Extract the lines up to and including the one that contains "import plotly.graph_objects as go", starting with the first line of the entries below, and omit the pictures.

↓↓↓

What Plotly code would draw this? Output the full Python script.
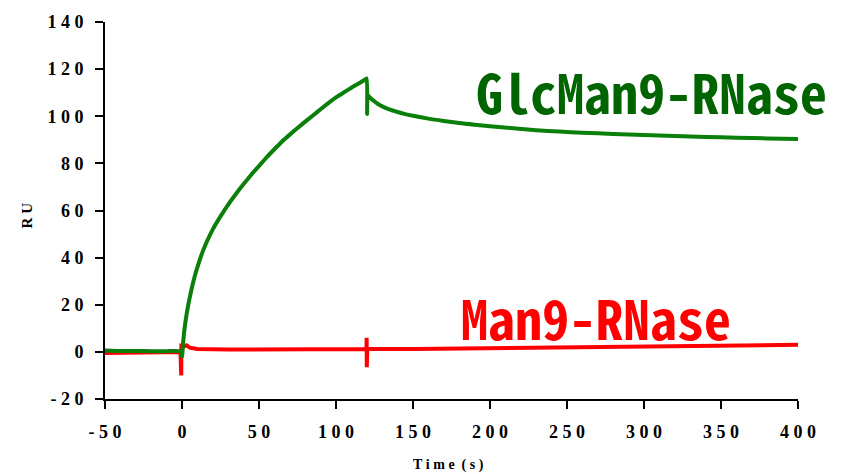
import plotly.graph_objects as go

# Sensorgram: binding response (RU) vs time (s)
glc_time = [-50, -40, -30, -20, -10, -1, 0, 0.6, 1.5, 3, 5, 8, 11, 14, 17, 20, 25, 30,
            35, 40, 45, 50, 55, 60, 65, 70, 75, 80, 85, 90, 95, 100, 105, 110, 115,
            119.5, 120, 120.2, 120.6, 121.5, 123, 125, 127, 130, 135, 140, 145, 150,
            160, 170, 180, 190, 200, 215, 230, 245, 260, 280, 300, 320, 340, 360,
            380, 400]
glc_ru = [0.6, 0.4, 0.4, 0.3, 0.3, 0.2, -2.0, 3.0, 9.0, 16.0, 23.0, 31.5, 38.0, 43.5,
          48.0, 52.0, 57.5, 62.5, 67.0, 71.2, 75.2, 78.9, 82.6, 86.0, 89.3, 92.2,
          95.0, 97.7, 100.3, 103.0, 105.6, 108.0, 110.1, 112.1, 114.0, 115.8,
          116.0, 101.0, 109.0, 108.3, 107.3, 106.3, 105.3, 104.2, 102.8, 101.8,
          100.9, 100.2, 99.0, 98.0, 97.1, 96.4, 95.8, 94.9, 94.1, 93.5, 93.0, 92.5,
          92.0, 91.6, 91.2, 90.9, 90.6, 90.3]

man_time = [-50, -40, -30, -20, -10, -1, -0.5, -0.4, -0.3, 0.5, 3, 5, 10, 30, 60, 100,
            119.8, 119.9, 120.0, 120.1, 120.3, 150, 200, 250, 300, 350, 400]
man_ru = [-0.5, -0.4, -0.2, -0.2, -0.1, 0.0, -10.0, 3.5, 2.5, 2.0, 2.8, 1.8, 1.2, 1.0,
          1.0, 1.0, 1.2, 6.0, -6.5, 1.2, 1.2, 1.2, 1.5, 2.0, 2.4, 2.7, 3.0]

x_ticks = [-50, 0, 50, 100, 150, 200, 250, 300, 350, 400]
y_ticks = [-20, 0, 20, 40, 60, 80, 100, 120, 140]

GAP = "\u00a0"


def spaced(s):
    return GAP.join(s)


serif_family = "Liberation Serif, Times New Roman, serif"
tick_font = dict(family=serif_family, size=18, color="black", weight="bold")
mono = "Noto Sans Mono CJK JP, DejaVu Sans Mono, monospace"

fig = go.Figure()
fig.add_trace(go.Scatter(x=man_time, y=man_ru, mode="lines",
                         line=dict(color="#ff0000", width=4), name="Man9-RNase"))
fig.add_trace(go.Scatter(x=glc_time, y=glc_ru, mode="lines", line_shape="spline",
                         line=dict(color="#0a7f0a", width=4, smoothing=0.6),
                         name="GlcMan9-RNase"))

axis_common = dict(showgrid=False, zeroline=False, showline=True,
                   linecolor="black", linewidth=2, ticks="outside", ticklen=8,
                   tickwidth=1.5, tickcolor="black", tickfont=tick_font)

fig.update_layout(
    width=844, height=474,
    margin=dict(l=105, r=46, t=15, b=75),
    paper_bgcolor="white", plot_bgcolor="white",
    showlegend=False,
    xaxis=dict(range=[-50, 400], tickvals=x_ticks,
               ticktext=[spaced(str(v)) for v in x_ticks],
               ticklabelstandoff=7, **axis_common),
    yaxis=dict(range=[-20, 140], tickvals=y_ticks,
               ticktext=[spaced(str(v)) for v in y_ticks],
               ticklabelstandoff=8, **axis_common),
    annotations=[
        dict(text=spaced("Time") + GAP + GAP + spaced("(s)"), xref="paper", yref="paper",
             x=(448 - 105) / 693, y=(474 - 466 - 75) / 384, showarrow=False,
             xanchor="center", yanchor="middle",
             font=dict(family=serif_family, size=14, color="black", weight="bold")),
        dict(text=spaced("RU"), xref="paper", yref="paper",
             x=(27 - 105) / 693, y=(399 - 212) / 384, showarrow=False,
             textangle=-90, xanchor="center", yanchor="middle",
             font=dict(family=serif_family, size=15, color="black", weight="bold")),
        dict(text="GlcMan9-RNase", x=305, y=111, showarrow=False,
             xanchor="center", yanchor="middle",
             font=dict(family=mono, size=54, color="#006400", weight="bold")),
        dict(text="Man9-RNase", x=269, y=15, showarrow=False,
             xanchor="center", yanchor="middle",
             font=dict(family=mono, size=54, color="#ff0000", weight="bold")),
    ],
)

fig.write_html("out.html")
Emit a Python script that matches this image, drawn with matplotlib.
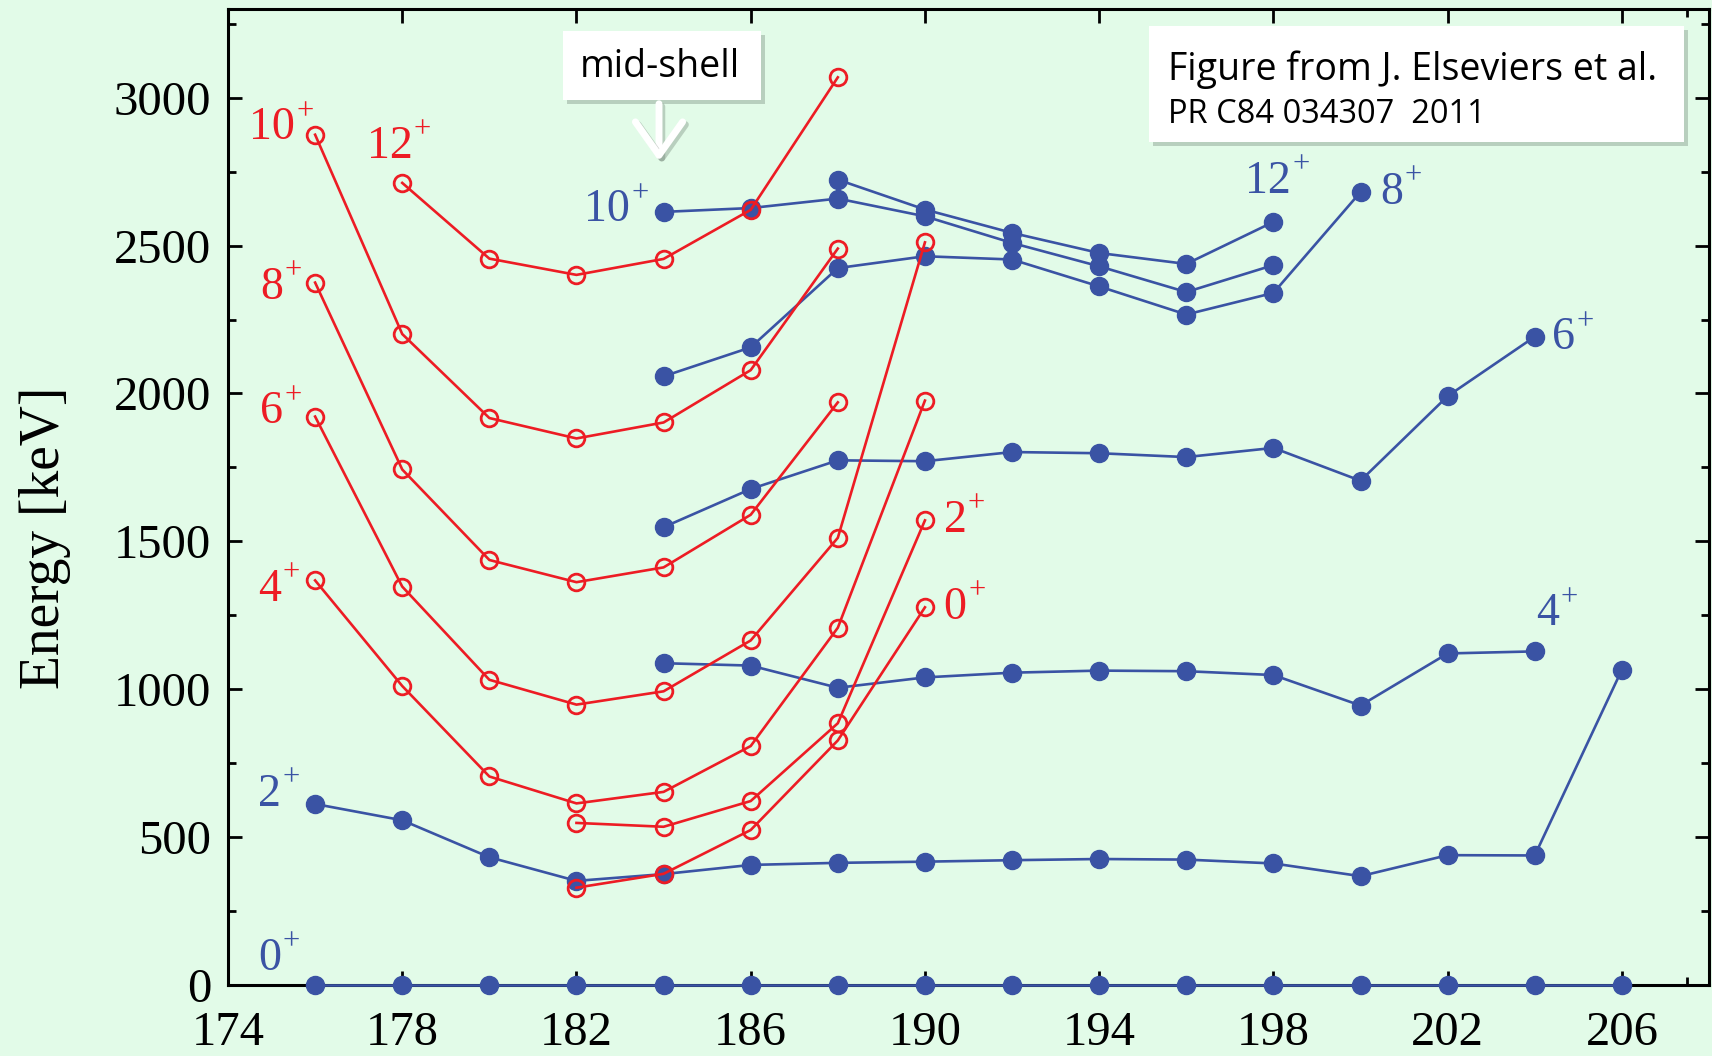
"""
Hg isotopes: level energies of ground band (blue) and intruder band (red) vs mass number.
"""
import matplotlib
matplotlib.use("Agg")
import matplotlib.pyplot as plt
from matplotlib.patches import Rectangle, FancyArrowPatch
from matplotlib.ticker import MultipleLocator
from matplotlib import patheffects as pe

plt.rcParams['font.family'] = ['Liberation Serif', 'DejaVu Serif']
plt.rcParams['mathtext.fontset'] = 'stix'

BLUE = '#3A53A4'
RED = '#ED1C24'
BG = '#E2FBE8'

# ground-state band (filled blue circles), energies in keV
mass_gs0 = [176, 178, 180, 182, 184, 186, 188, 190, 192, 194, 196, 198, 200, 202, 204, 206]
gs0 = [0, 0, 0, 0, 0, 0, 0, 0, 0, 0, 0, 0, 0, 0, 0, 0]
mass_gs2 = [176, 178, 180, 182, 184, 186, 188, 190, 192, 194, 196, 198, 200, 202, 204, 206]
gs2 = [612, 557, 432, 352, 375, 406, 413, 417, 422, 426, 424, 411, 368, 439, 438, 1066]
mass_gs4 = [184, 186, 188, 190, 192, 194, 196, 198, 200, 202, 204]
gs4 = [1088, 1080, 1005, 1040, 1056, 1063, 1061, 1048, 945, 1121, 1128]
mass_gs6 = [184, 186, 188, 190, 192, 194, 196, 198, 200, 202, 204]
gs6 = [1548, 1677, 1774, 1771, 1802, 1798, 1785, 1816, 1705, 1991, 2192]
mass_gs8 = [184, 186, 188, 190, 192, 194, 196, 198, 200]
gs8 = [2058, 2156, 2424, 2464, 2453, 2362, 2267, 2340, 2681]
mass_gs10 = [184, 186, 188, 190, 192, 194, 196, 198]
gs10 = [2614, 2627, 2659, 2599, 2509, 2430, 2343, 2434]
mass_gs12 = [188, 190, 192, 194, 196, 198]
gs12 = [2723, 2622, 2543, 2475, 2438, 2580]

# intruder band (open red circles)
mass_in0 = [182, 184, 186, 188, 190]
in0 = [329, 376, 524, 827, 1277]
mass_in2 = [182, 184, 186, 188, 190]
in2 = [548, 535, 622, 885, 1571]
mass_in4 = [176, 178, 180, 182, 184, 186, 188, 190]
in4 = [1368, 1011, 705, 614, 653, 808, 1208, 1976]
mass_in6 = [176, 178, 180, 182, 184, 186, 188, 190]
in6 = [1922, 1347, 1032, 948, 993, 1165, 1512, 2511]
mass_in8 = [176, 178, 180, 182, 184, 186, 188]
in8 = [2375, 1743, 1437, 1362, 1412, 1590, 1970]
mass_in10 = [176, 178, 180, 182, 184, 186, 188]
in10 = [2875, 2201, 1917, 1848, 1902, 2079, 2490]
mass_in12 = [178, 180, 182, 184, 186, 188]
in12 = [2712, 2456, 2401, 2455, 2621, 3069]

# spin labels: (text, x, y, colour)
labels = [
    ('10', 174.48, 2860, RED), ('12', 177.18, 2797, RED), ('8', 174.73, 2320, RED),
    ('6', 174.73, 1899, RED), ('4', 174.70, 1300, RED), ('2', 190.43, 1533, RED),
    ('0', 190.43, 1238, RED),
    ('10', 182.18, 2583, BLUE), ('12', 197.35, 2679, BLUE), ('8', 200.45, 2642, BLUE),
    ('6', 204.40, 2150, BLUE), ('4', 204.03, 1216, BLUE), ('2', 174.70, 606, BLUE),
    ('0', 174.70, 52, BLUE),
]

fig = plt.figure(figsize=(17.12, 10.56), dpi=100)
fig.patch.set_facecolor(BG)
ax = fig.add_axes([228 / 1712, 1 - 985 / 1056, 1481 / 1712, 976 / 1056])
ax.set_facecolor(BG)

# blue bands
for xs, ys in [(mass_gs0, gs0), (mass_gs2, gs2), (mass_gs4, gs4), (mass_gs6, gs6),
               (mass_gs8, gs8), (mass_gs10, gs10), (mass_gs12, gs12)]:
    ax.plot(xs, ys, '-o', color=BLUE, lw=1.9, ms=13, mec=BLUE, mfc=BLUE,
            clip_on=False, zorder=3)

# red bands drawn on top
for xs, ys in [(mass_in0, in0), (mass_in2, in2), (mass_in4, in4), (mass_in6, in6),
               (mass_in8, in8), (mass_in10, in10), (mass_in12, in12)]:
    ax.plot(xs, ys, '-o', color=RED, lw=1.9, ms=12, mec=RED, mfc='none', mew=2,
            clip_on=False, zorder=4)

for txt, x, y, c in labels:
    t = ax.text(x, y, txt, color=c, fontsize=33, ha='left', va='baseline')
    # small raised "+" right after the digits
    ax.annotate('+', xy=(1, 1), xycoords=t, xytext=(1, 7), textcoords='offset points',
                color=c, fontsize=22, ha='left', va='top')

ax.set_xlim(174, 208)
ax.set_ylim(0, 3300)
ax.set_xticks(range(174, 207, 4))
ax.set_xticks([207.5], minor=True)
ax.yaxis.set_major_locator(MultipleLocator(500))
ax.yaxis.set_minor_locator(MultipleLocator(250))
ax.tick_params(which='both', direction='in', top=True, right=True, width=2, colors='black')
ax.tick_params(which='major', length=10, labelsize=35)
ax.tick_params(which='minor', length=6)
ax.tick_params(axis='x', which='major', pad=19)
ax.tick_params(axis='y', which='major', pad=12)
for s in ax.spines.values():
    s.set_linewidth(2.2)

ax.set_ylabel('Energy [keV]', fontsize=40)
ax.yaxis.set_label_coords(-0.106, 0.458)

shadow = [pe.SimplePatchShadow(offset=(3, -3), shadow_rgbFace='#5a6a5e', alpha=0.3), pe.Normal()]

# "mid-shell" box with arrow
box1 = Rectangle((563 / 1712, 1 - 100 / 1056), 198 / 1712, 69 / 1056, transform=fig.transFigure,
                 facecolor='white', edgecolor='none', zorder=10, path_effects=shadow)
fig.add_artist(box1)
fig.text(660 / 1712, 1 - 67 / 1056, 'mid-shell', fontsize=27, family='Open Sans',
         ha='center', va='center', zorder=11)
arrow = FancyArrowPatch((659 / 1712, 1 - 101 / 1056), (659 / 1712, 1 - 164 / 1056),
                        transform=fig.transFigure, arrowstyle='->,head_length=1.2,head_width=0.85',
                        mutation_scale=20, lw=5, color='white', zorder=10,
                        path_effects=[pe.SimpleLineShadow(offset=(2, -2), shadow_color='#5a6a5e', alpha=0.3),
                                      pe.Normal()])
fig.add_artist(arrow)

# reference box
box2 = Rectangle((1149 / 1712, 1 - 142 / 1056), 535 / 1712, 116 / 1056, transform=fig.transFigure,
                 facecolor='white', edgecolor='none', zorder=10, path_effects=shadow)
fig.add_artist(box2)
fig.text(1168 / 1712, 1 - 80 / 1056, 'Figure from J. Elseviers et al.', fontsize=27,
         family='Open Sans', ha='left', va='baseline', zorder=11)
fig.text(1168 / 1712, 1 - 123 / 1056, 'PR C84 034307  2011', fontsize=23.5,
         family='Open Sans', ha='left', va='baseline', zorder=11)

fig.savefig('out.png', dpi=100, facecolor=BG)
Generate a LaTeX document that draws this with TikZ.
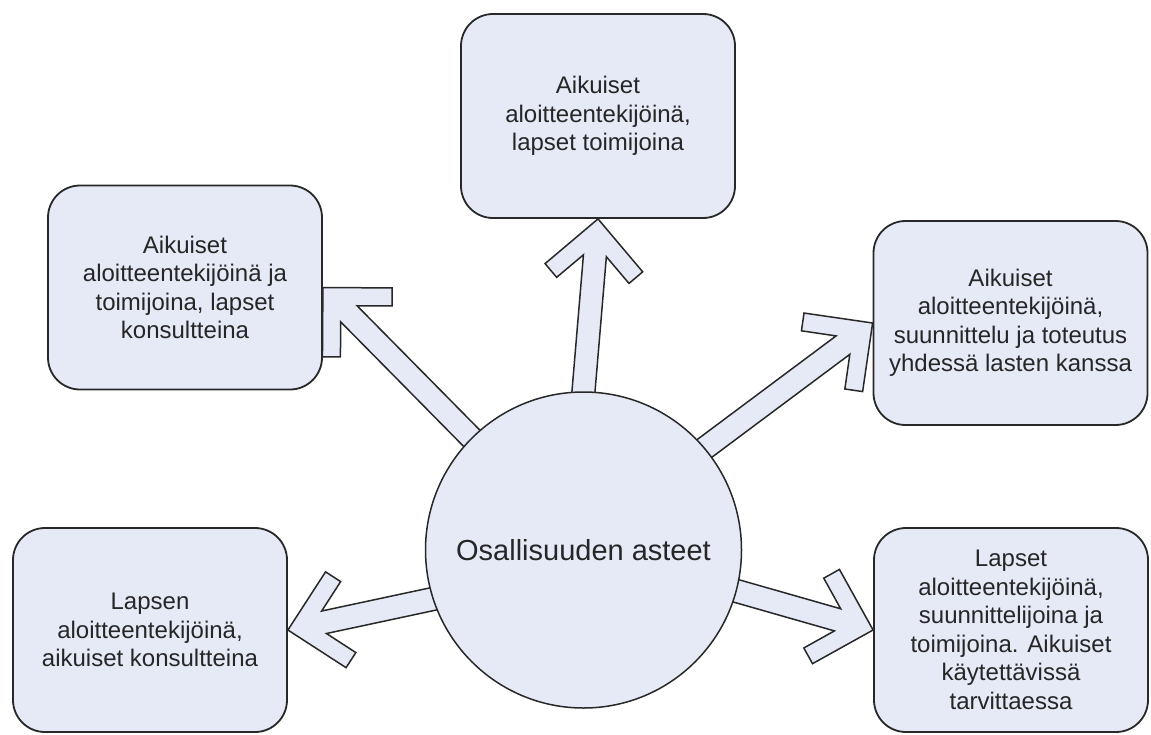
\documentclass[tikz,border=0pt]{standalone}
\usepackage{fontspec}
\setmainfont{Liberation Sans}
\usetikzlibrary{backgrounds,calc}
\definecolor{boxfill}{RGB}{229,234,246}
\definecolor{edge}{RGB}{40,40,40}
\tikzset{
  stagebox/.style={rectangle, draw=edge, line width=1.8pt, fill=boxfill, rounded corners=32pt,
    minimum width=274pt, minimum height=204pt, align=center,
    font=\fontsize{24}{28.5}\selectfont, text=black!85, inner sep=0pt},
  hub/.style={circle, draw=edge, line width=1.5pt, fill=boxfill, minimum size=316pt,
    inner sep=0pt, font=\fontsize{29}{34}\selectfont, text=black!85},
  arrowbody/.style={draw=edge, line width=1.5pt, fill=boxfill, line join=miter},
}
\newcommand\fatarrow[2]{%
  \pgfmathanglebetweenpoints{\pgfpointanchor{#1}{center}}{\pgfpointanchor{#2}{center}}%
  \edef\farang{\pgfmathresult}%
  \begin{scope}[shift={(#2)}, rotate=\farang, x=1pt, y=1pt]
    \path[arrowbody] let \p1=(#1), \p2=(#2), \n1={veclen(\x1-\x2,\y1-\y2)+8} in
      (0,0) -- (-49,49) -- (-61.7,36.3) -- (-37,11.5) -- (-\n1,11.5) -- (-\n1,-11.5)
      -- (-37,-11.5) -- (-61.7,-36.3) -- (-49,-49) -- cycle;
  \end{scope}}
\begin{document}
\begin{tikzpicture}[x=1pt,y=-1pt]
\useasboundingbox (0,0) rectangle (1151,734);
\node[stagebox] (top) at (598,116) {Aikuiset\\aloitteentekijöinä,\\lapset toimijoina};
\node[stagebox] (ul) at (185,287.5) {Aikuiset\\aloitteentekijöinä ja\\toimijoina, lapset\\konsultteina};
\node[stagebox] (ur) at (1010.5,323) {Aikuiset\\aloitteentekijöinä,\\suunnittelu ja toteutus\\yhdessä lasten kanssa};
\node[stagebox] (ll) at (150,630) {Lapsen\\aloitteentekijöinä,\\aikuiset konsultteina};
\node[stagebox] (lr) at (1011,630) {Lapset\\aloitteentekijöinä,\\suunnittelijoina ja\\toimijoina. Aikuiset\\käytettävissä\\tarvittaessa};
\node[hub] (c) at (583.5,550) {Osallisuuden asteet};
\coordinate (t1) at (c.90);
\coordinate (t2) at (c.135);
\coordinate (t3) at (c.40);
\coordinate (t4) at (c.198);
\coordinate (t5) at (c.345.5);
\coordinate (h1) at (top.south);
\coordinate (h2) at (ul.east);
\coordinate (h3) at (ur.west);
\coordinate (h4) at (ll.east);
\coordinate (h5) at (lr.west);
\begin{scope}[on background layer]
\fatarrow{t1}{h1}
\fatarrow{t2}{h2}
\fatarrow{t3}{h3}
\fatarrow{t4}{h4}
\fatarrow{t5}{h5}
\end{scope}
\end{tikzpicture}
\end{document}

↑↑↑

Result for this task>
What Plotly code would draw this? Output the full Python script.
import plotly.graph_objects as go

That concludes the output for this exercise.